L’auteur, qui a fait toute sa carrière dans le monde HLM et maitrise totalement son sujet, développe un ardent plaidoyer, historique et factuel, mais raisonné en faveur du logement social. Par raisonné, il faut comprendre qu’au-delà des qualités et performances du logement social, largement soulignées tout au long des chapitres, principalement la sécurité, notamment financière, qu’il apporte aux occupants, le secteur HLM n’est pas exempt de critiques.  Concernant le principal avantage, les développements consacrés aux gains de pouvoir d’achat (loyers et charges pour les occupants) mettent en évidence le rôle du logement social comme composante de l’Etat providence. Côté critiques, l’auteur fait preuve d’une assez grande lucidité en relevant par exemple le manque de logements à très bas loyer destinés aux ménages les plus modestes (PLA.I) et le niveau trop élevé de certains loyers HLM, la nécessité d’un resserrement du tissu des organismes ou d’une adaptation aux évolutions de la société. Il regrette surtout la désunion croissante entre différentes familles du mouvement, indice de l’affaiblissement de la culture commune et du projet commun des opérateurs du logement social. Maints passages font état d’un lourd ressentiment envers la fédération des entreprises sociales pour l’habitat, avec comme principal grief les conditions de la négociation de l’accord sur la réduction de loyer de solidarité (RLS) imposée par l’Etat en 2018 dans le but de ponctionner, par le biais de la diminution des montants d’aide personnelle versés aux locataires, une part de la trésorerie des organismes. Le feuilleton de cette réforme fait l’objet d’un chapitre qui met bien en perspective les enjeux fondamentaux qui lui sont associés.
Mais là n’est pas l’essentiel. Le risque majeur à ses yeux, thème central de l’ouvrage, est celui de la « privatisation » du parc HLM. L’auteur rappelle à ce propos l’importance des travaux de la commission pour la libération de la croissance française présidée par Jacques Attali en 2010, dont Emmanuel Macron était l’un des rapporteurs. Après avoir souligné que le dé-tricotage des dispositifs sociaux concerne l’ensemble des secteurs, il décrit les conséquences prévisibles du mouvement général de financiarisation sur le parc HLM : « Ces financements privés arriveront à travers l’achat du patrimoine occupé.
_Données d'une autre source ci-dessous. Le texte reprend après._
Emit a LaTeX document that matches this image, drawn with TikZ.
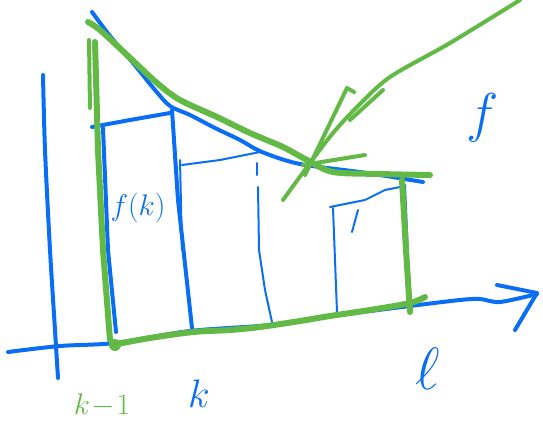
\documentclass[tikz,border=0pt]{standalone}
\usepackage{xcolor}
\definecolor{penblue}{RGB}{10,110,245}
\definecolor{pengreen}{RGB}{98,185,70}
\begin{document}
\begin{tikzpicture}[x=1pt,y=-1pt,line cap=round,line join=round]

    \tikzset{
      bluepen/.style={
        color={penblue},
        line width = 4,
      },
      thinpen/.style={
        color={penblue},
        line width = 2,
      },
      greenpen/.style={
        color={pengreen},
        line width = 6,
      },
      hand/.style={
        font=\Huge,
        scale=#1,
        transform shape,
      },
    }
    \useasboundingbox (0,0) rectangle (543,436);

	% axes
	\draw[bluepen] plot[smooth] coordinates {(43,75) (45,150) (50,250) (55,330) (58,378)};
	\draw[bluepen] plot[smooth] coordinates {(8,352) (60,346) (115,343) (190,331) (270,325) (340,315) (410,306) (460,300) (480,299) (500,302) (537,294)};
	\draw[bluepen] (497,285)--(537,293)--(515,330);
	% the function
	\draw[bluepen] plot[smooth] coordinates {(92,12) (110,36) (133,63) (155,90) (170,106) (190,115) (215,128) (240,140) (262,152) (300,164) (367,173) (423,182)};
	% rectangles
	\draw[bluepen] (92,127)--(130,120)--(170,113);
	\draw[bluepen] (103,128)--(108,250)--(116,332);
	\draw[bluepen] (172,110)--(178,200)--(192,328);
	\draw[thinpen] (180,160)--(182,250);
	\draw[thinpen] (182,165)--(220,160)--(260,152);
	\draw[thinpen] (257,163)--(257,175);
	\draw[thinpen] (258,187)--(259,250)--(265,290)--(272,322);
	\draw[thinpen] (330,207)--(365,200)--(385,190)--(400,187);
	\draw[thinpen] (333,208)--(335,260)--(337,312);
	\draw[thinpen] (358,210)--(352,232);
	\draw[thinpen] (405,185)--(410,300);
	% upper sum
	\draw[greenpen] plot[smooth] coordinates {(88,22) (100,30) (127,55) (157,83) (180,100) (217,117) (250,133) (283,147) (307,160) (333,172) (380,174) (430,175)};
	\draw[greenpen] (95,42)--(98,150)--(103,250)--(110,340);
	\draw[greenpen,line width = 4] (89,40)--(90,108);
	\draw[greenpen] (402,180)--(406,250)--(410,312);
	\draw[greenpen] plot[smooth] coordinates {(112,345) (150,338) (193,332) (230,330) (260,327) (300,321) (330,316) (370,310) (410,303) (425,297)};
	\fill[pengreen] (115,345) circle (6);
	% arrow
	\draw[greenpen,line width = 4] plot[smooth] coordinates {(520,0) (450,43) (390,77) (357,107) (333,133) (310,163) (283,200)};
	\draw[greenpen,line width = 4] (383,90)--(350,120);
	\draw[greenpen,line width = 4] (354,92)--(347,88)--(305,175);
	\draw[greenpen,line width = 4] (303,165)--(365,155);
	% labels
	\node[text={penblue},hand=1.2] (fk) at (138,208) {$f(k)$};
	\node[text={penblue},hand=2.2] (flabel) at (483,118) {$f$};
	\node[text={pengreen},hand=1.2] (kmone) at (102,405) {$k\!-\!1$};
	\node[text={penblue},hand=1.6] (klabel) at (199,394) {$k$};
	\node[text={penblue},hand=2.4] (ell) at (428,369) {$\ell$};

\end{tikzpicture}
\end{document}
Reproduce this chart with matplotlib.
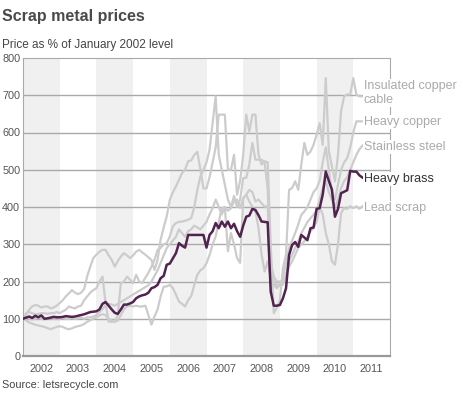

Ils capteront les plus-values des logements sociaux existants, soit en revendant le logement à la découpe après le départ du locataire, soit en les relouant au prix du marché une fois le locataire parti ». On retiendra, s’agissant de la nécessité de trouver des fonds propres, le clivage très clair « entre deux voies bien identifiées :

  • La vente aux occupants avec toutes ses limites, mais qui procure l’avantage considérable de ne pas créer de bombe sociale à retardement.
  • L’appel à des investisseurs privés qui recherchent à la fois des rendements immédiats et surtout des espoirs de plus-value ».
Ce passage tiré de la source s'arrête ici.